● Problem description:
Please transcribe the listing below in full and word for word, without its pictures.

┏━━

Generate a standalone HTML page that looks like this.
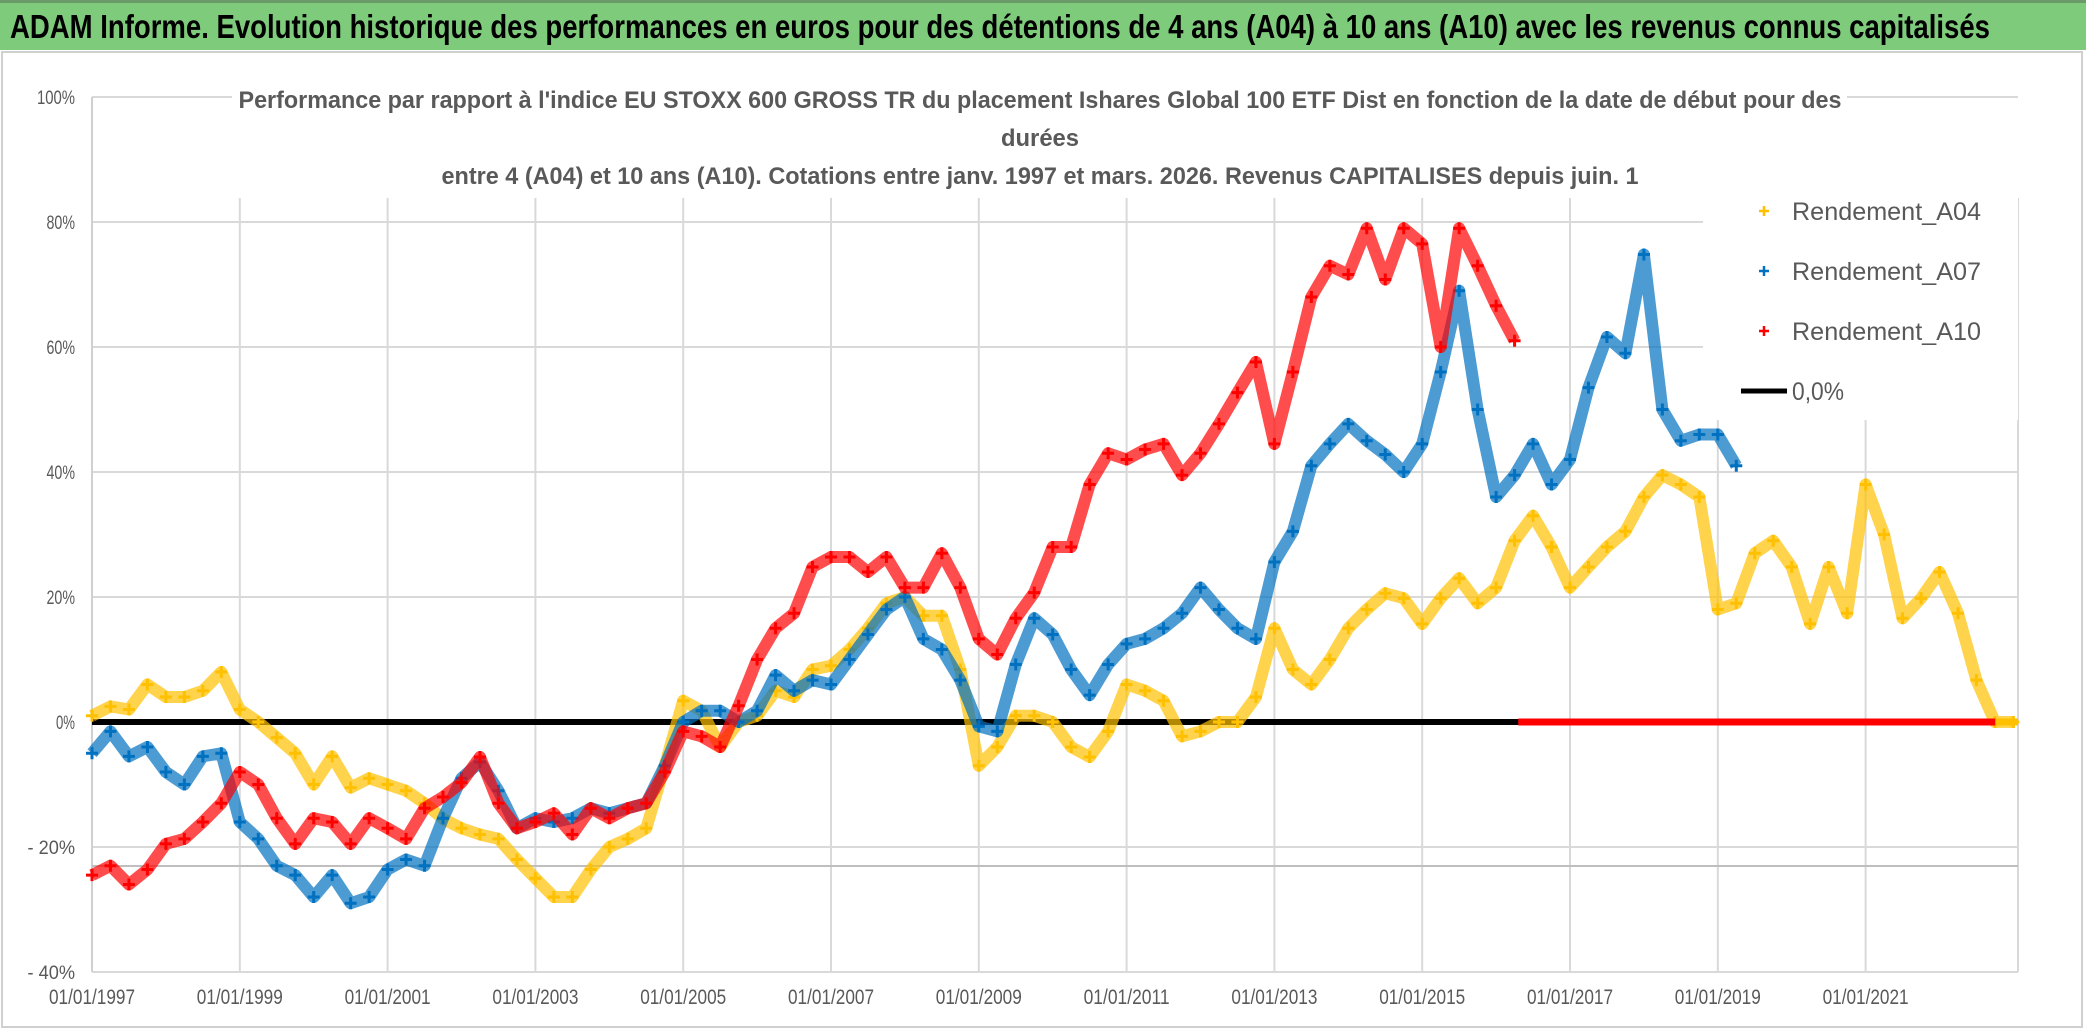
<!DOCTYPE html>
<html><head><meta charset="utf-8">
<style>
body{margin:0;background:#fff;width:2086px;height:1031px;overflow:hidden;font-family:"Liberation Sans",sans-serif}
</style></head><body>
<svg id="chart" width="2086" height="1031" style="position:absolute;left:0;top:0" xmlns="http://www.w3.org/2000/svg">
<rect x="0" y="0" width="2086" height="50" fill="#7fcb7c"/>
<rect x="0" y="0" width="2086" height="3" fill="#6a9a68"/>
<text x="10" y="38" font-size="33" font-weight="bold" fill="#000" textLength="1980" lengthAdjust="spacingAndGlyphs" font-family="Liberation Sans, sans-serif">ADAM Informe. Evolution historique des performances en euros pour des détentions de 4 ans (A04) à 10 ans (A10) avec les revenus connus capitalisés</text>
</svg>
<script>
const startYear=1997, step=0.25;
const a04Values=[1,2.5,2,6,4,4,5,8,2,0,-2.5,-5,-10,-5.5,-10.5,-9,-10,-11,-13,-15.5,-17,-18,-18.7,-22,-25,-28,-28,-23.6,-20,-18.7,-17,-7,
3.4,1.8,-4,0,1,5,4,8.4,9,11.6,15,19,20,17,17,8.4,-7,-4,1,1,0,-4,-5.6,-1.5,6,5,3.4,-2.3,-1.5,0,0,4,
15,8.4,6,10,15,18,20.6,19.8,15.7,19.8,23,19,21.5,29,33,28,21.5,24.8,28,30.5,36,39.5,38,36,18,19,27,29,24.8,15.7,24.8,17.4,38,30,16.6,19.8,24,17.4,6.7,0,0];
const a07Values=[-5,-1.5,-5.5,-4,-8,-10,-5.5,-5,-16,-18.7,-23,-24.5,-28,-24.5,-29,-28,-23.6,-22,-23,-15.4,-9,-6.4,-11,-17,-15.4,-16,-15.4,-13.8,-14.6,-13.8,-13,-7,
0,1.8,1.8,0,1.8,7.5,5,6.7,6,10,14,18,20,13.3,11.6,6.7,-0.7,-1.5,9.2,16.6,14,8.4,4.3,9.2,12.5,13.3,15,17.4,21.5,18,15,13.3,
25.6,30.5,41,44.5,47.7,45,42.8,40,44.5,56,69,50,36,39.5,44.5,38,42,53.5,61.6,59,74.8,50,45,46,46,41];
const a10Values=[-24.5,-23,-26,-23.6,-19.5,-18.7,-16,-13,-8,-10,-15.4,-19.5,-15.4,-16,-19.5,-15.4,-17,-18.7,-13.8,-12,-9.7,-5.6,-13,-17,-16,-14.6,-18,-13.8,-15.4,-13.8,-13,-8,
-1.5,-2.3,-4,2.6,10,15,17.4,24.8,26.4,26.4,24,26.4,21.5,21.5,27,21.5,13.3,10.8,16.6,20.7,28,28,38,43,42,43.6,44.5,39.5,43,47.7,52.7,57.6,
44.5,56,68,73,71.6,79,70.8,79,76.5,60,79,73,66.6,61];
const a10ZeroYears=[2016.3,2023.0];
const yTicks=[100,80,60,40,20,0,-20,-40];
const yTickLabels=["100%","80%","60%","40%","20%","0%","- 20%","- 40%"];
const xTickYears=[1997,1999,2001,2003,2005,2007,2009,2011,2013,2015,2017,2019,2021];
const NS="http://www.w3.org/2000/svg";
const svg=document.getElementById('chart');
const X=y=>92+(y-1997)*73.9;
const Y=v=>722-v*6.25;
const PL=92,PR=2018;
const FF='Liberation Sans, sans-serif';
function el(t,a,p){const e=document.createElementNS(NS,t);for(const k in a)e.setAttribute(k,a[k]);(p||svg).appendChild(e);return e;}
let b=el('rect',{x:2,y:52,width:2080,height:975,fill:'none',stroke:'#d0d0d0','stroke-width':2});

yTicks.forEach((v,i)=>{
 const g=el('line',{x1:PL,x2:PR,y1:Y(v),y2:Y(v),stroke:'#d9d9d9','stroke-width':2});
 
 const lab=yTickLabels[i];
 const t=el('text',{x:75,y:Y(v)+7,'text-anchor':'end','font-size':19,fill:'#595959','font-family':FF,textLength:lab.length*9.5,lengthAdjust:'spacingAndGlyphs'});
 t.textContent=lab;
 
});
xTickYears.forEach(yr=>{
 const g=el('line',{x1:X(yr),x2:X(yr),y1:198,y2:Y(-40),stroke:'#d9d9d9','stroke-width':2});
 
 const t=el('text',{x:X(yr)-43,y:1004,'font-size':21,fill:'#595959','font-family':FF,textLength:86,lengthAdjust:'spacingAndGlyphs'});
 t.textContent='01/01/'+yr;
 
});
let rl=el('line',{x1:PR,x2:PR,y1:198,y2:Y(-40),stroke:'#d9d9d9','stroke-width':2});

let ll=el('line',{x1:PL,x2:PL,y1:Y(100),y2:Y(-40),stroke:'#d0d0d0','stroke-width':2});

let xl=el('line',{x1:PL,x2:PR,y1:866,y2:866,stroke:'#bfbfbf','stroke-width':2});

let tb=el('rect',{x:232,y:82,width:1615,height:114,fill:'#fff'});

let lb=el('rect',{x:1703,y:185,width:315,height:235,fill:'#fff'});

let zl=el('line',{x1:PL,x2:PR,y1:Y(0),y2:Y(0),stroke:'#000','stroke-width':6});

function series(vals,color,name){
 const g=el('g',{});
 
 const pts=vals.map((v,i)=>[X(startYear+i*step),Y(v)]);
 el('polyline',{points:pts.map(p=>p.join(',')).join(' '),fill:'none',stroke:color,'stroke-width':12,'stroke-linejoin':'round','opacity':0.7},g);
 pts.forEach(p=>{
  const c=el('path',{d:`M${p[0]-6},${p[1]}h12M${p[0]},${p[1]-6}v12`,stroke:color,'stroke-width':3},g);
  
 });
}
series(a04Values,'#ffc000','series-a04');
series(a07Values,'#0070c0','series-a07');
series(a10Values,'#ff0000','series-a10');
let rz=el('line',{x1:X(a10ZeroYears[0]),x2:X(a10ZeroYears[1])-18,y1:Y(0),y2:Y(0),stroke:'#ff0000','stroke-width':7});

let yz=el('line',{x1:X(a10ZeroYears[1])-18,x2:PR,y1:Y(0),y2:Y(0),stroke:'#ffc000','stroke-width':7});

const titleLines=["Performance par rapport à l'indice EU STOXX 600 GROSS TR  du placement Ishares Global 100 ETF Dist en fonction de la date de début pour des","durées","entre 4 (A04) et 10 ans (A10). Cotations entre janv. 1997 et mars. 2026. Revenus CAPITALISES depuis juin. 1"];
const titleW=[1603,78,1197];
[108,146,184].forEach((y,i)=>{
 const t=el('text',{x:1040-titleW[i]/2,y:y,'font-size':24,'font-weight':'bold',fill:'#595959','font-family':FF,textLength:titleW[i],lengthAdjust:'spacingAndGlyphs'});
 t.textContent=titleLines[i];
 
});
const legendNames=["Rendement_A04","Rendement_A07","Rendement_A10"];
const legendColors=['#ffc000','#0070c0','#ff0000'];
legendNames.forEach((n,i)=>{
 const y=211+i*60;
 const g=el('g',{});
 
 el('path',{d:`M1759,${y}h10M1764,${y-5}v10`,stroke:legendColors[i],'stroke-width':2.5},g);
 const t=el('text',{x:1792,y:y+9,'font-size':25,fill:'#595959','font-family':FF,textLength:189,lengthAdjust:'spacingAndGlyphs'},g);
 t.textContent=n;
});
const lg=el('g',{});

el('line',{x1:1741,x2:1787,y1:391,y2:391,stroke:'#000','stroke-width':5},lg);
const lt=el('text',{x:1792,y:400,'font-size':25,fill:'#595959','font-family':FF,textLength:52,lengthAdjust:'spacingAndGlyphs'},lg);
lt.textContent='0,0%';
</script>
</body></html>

┗━━

● Expected answer:
Generate a standalone HTML page that looks like this.
<!DOCTYPE html>
<html><head><meta charset="utf-8">
<style>
body{margin:0;background:#fff;width:2086px;height:1031px;overflow:hidden;font-family:"Liberation Sans",sans-serif}
</style></head><body>
<svg id="chart" width="2086" height="1031" style="position:absolute;left:0;top:0" xmlns="http://www.w3.org/2000/svg">
<rect x="0" y="0" width="2086" height="50" fill="#7fcb7c"/>
<rect x="0" y="0" width="2086" height="3" fill="#6a9a68"/>
<text x="10" y="38" font-size="33" font-weight="bold" fill="#000" textLength="1980" lengthAdjust="spacingAndGlyphs" font-family="Liberation Sans, sans-serif">ADAM Informe. Evolution historique des performances en euros pour des détentions de 4 ans (A04) à 10 ans (A10) avec les revenus connus capitalisés</text>
</svg>
<script>
const startYear=1997, step=0.25;
const a04Values=[1,2.5,2,6,4,4,5,8,2,0,-2.5,-5,-10,-5.5,-10.5,-9,-10,-11,-13,-15.5,-17,-18,-18.7,-22,-25,-28,-28,-23.6,-20,-18.7,-17,-7,
3.4,1.8,-4,0,1,5,4,8.4,9,11.6,15,19,20,17,17,8.4,-7,-4,1,1,0,-4,-5.6,-1.5,6,5,3.4,-2.3,-1.5,0,0,4,
15,8.4,6,10,15,18,20.6,19.8,15.7,19.8,23,19,21.5,29,33,28,21.5,24.8,28,30.5,36,39.5,38,36,18,19,27,29,24.8,15.7,24.8,17.4,38,30,16.6,19.8,24,17.4,6.7,0,0];
const a07Values=[-5,-1.5,-5.5,-4,-8,-10,-5.5,-5,-16,-18.7,-23,-24.5,-28,-24.5,-29,-28,-23.6,-22,-23,-15.4,-9,-6.4,-11,-17,-15.4,-16,-15.4,-13.8,-14.6,-13.8,-13,-7,
0,1.8,1.8,0,1.8,7.5,5,6.7,6,10,14,18,20,13.3,11.6,6.7,-0.7,-1.5,9.2,16.6,14,8.4,4.3,9.2,12.5,13.3,15,17.4,21.5,18,15,13.3,
25.6,30.5,41,44.5,47.7,45,42.8,40,44.5,56,69,50,36,39.5,44.5,38,42,53.5,61.6,59,74.8,50,45,46,46,41];
const a10Values=[-24.5,-23,-26,-23.6,-19.5,-18.7,-16,-13,-8,-10,-15.4,-19.5,-15.4,-16,-19.5,-15.4,-17,-18.7,-13.8,-12,-9.7,-5.6,-13,-17,-16,-14.6,-18,-13.8,-15.4,-13.8,-13,-8,
-1.5,-2.3,-4,2.6,10,15,17.4,24.8,26.4,26.4,24,26.4,21.5,21.5,27,21.5,13.3,10.8,16.6,20.7,28,28,38,43,42,43.6,44.5,39.5,43,47.7,52.7,57.6,
44.5,56,68,73,71.6,79,70.8,79,76.5,60,79,73,66.6,61];
const a10ZeroYears=[2016.3,2023.0];
const yTicks=[100,80,60,40,20,0,-20,-40];
const yTickLabels=["100%","80%","60%","40%","20%","0%","- 20%","- 40%"];
const xTickYears=[1997,1999,2001,2003,2005,2007,2009,2011,2013,2015,2017,2019,2021];
const NS="http://www.w3.org/2000/svg";
const svg=document.getElementById('chart');
const X=y=>92+(y-1997)*73.9;
const Y=v=>722-v*6.25;
const PL=92,PR=2018;
const FF='Liberation Sans, sans-serif';
function el(t,a,p){const e=document.createElementNS(NS,t);for(const k in a)e.setAttribute(k,a[k]);(p||svg).appendChild(e);return e;}
let b=el('rect',{x:2,y:52,width:2080,height:975,fill:'none',stroke:'#d0d0d0','stroke-width':2});

yTicks.forEach((v,i)=>{
 const g=el('line',{x1:PL,x2:PR,y1:Y(v),y2:Y(v),stroke:'#d9d9d9','stroke-width':2});
 
 const lab=yTickLabels[i];
 const t=el('text',{x:75,y:Y(v)+7,'text-anchor':'end','font-size':19,fill:'#595959','font-family':FF,textLength:lab.length*9.5,lengthAdjust:'spacingAndGlyphs'});
 t.textContent=lab;
 
});
xTickYears.forEach(yr=>{
 const g=el('line',{x1:X(yr),x2:X(yr),y1:198,y2:Y(-40),stroke:'#d9d9d9','stroke-width':2});
 
 const t=el('text',{x:X(yr)-43,y:1004,'font-size':21,fill:'#595959','font-family':FF,textLength:86,lengthAdjust:'spacingAndGlyphs'});
 t.textContent='01/01/'+yr;
 
});
let rl=el('line',{x1:PR,x2:PR,y1:198,y2:Y(-40),stroke:'#d9d9d9','stroke-width':2});

let ll=el('line',{x1:PL,x2:PL,y1:Y(100),y2:Y(-40),stroke:'#d0d0d0','stroke-width':2});

let xl=el('line',{x1:PL,x2:PR,y1:866,y2:866,stroke:'#bfbfbf','stroke-width':2});

let tb=el('rect',{x:232,y:82,width:1615,height:114,fill:'#fff'});

let lb=el('rect',{x:1703,y:185,width:315,height:235,fill:'#fff'});

let zl=el('line',{x1:PL,x2:PR,y1:Y(0),y2:Y(0),stroke:'#000','stroke-width':6});

function series(vals,color,name){
 const g=el('g',{});
 
 const pts=vals.map((v,i)=>[X(startYear+i*step),Y(v)]);
 el('polyline',{points:pts.map(p=>p.join(',')).join(' '),fill:'none',stroke:color,'stroke-width':12,'stroke-linejoin':'round','opacity':0.7},g);
 pts.forEach(p=>{
  const c=el('path',{d:`M${p[0]-6},${p[1]}h12M${p[0]},${p[1]-6}v12`,stroke:color,'stroke-width':3},g);
  
 });
}
series(a04Values,'#ffc000','series-a04');
series(a07Values,'#0070c0','series-a07');
series(a10Values,'#ff0000','series-a10');
let rz=el('line',{x1:X(a10ZeroYears[0]),x2:X(a10ZeroYears[1])-18,y1:Y(0),y2:Y(0),stroke:'#ff0000','stroke-width':7});

let yz=el('line',{x1:X(a10ZeroYears[1])-18,x2:PR,y1:Y(0),y2:Y(0),stroke:'#ffc000','stroke-width':7});

const titleLines=["Performance par rapport à l'indice EU STOXX 600 GROSS TR  du placement Ishares Global 100 ETF Dist en fonction de la date de début pour des","durées","entre 4 (A04) et 10 ans (A10). Cotations entre janv. 1997 et mars. 2026. Revenus CAPITALISES depuis juin. 1"];
const titleW=[1603,78,1197];
[108,146,184].forEach((y,i)=>{
 const t=el('text',{x:1040-titleW[i]/2,y:y,'font-size':24,'font-weight':'bold',fill:'#595959','font-family':FF,textLength:titleW[i],lengthAdjust:'spacingAndGlyphs'});
 t.textContent=titleLines[i];
 
});
const legendNames=["Rendement_A04","Rendement_A07","Rendement_A10"];
const legendColors=['#ffc000','#0070c0','#ff0000'];
legendNames.forEach((n,i)=>{
 const y=211+i*60;
 const g=el('g',{});
 
 el('path',{d:`M1759,${y}h10M1764,${y-5}v10`,stroke:legendColors[i],'stroke-width':2.5},g);
 const t=el('text',{x:1792,y:y+9,'font-size':25,fill:'#595959','font-family':FF,textLength:189,lengthAdjust:'spacingAndGlyphs'},g);
 t.textContent=n;
});
const lg=el('g',{});

el('line',{x1:1741,x2:1787,y1:391,y2:391,stroke:'#000','stroke-width':5},lg);
const lt=el('text',{x:1792,y:400,'font-size':25,fill:'#595959','font-family':FF,textLength:52,lengthAdjust:'spacingAndGlyphs'},lg);
lt.textContent='0,0%';
</script>
</body></html>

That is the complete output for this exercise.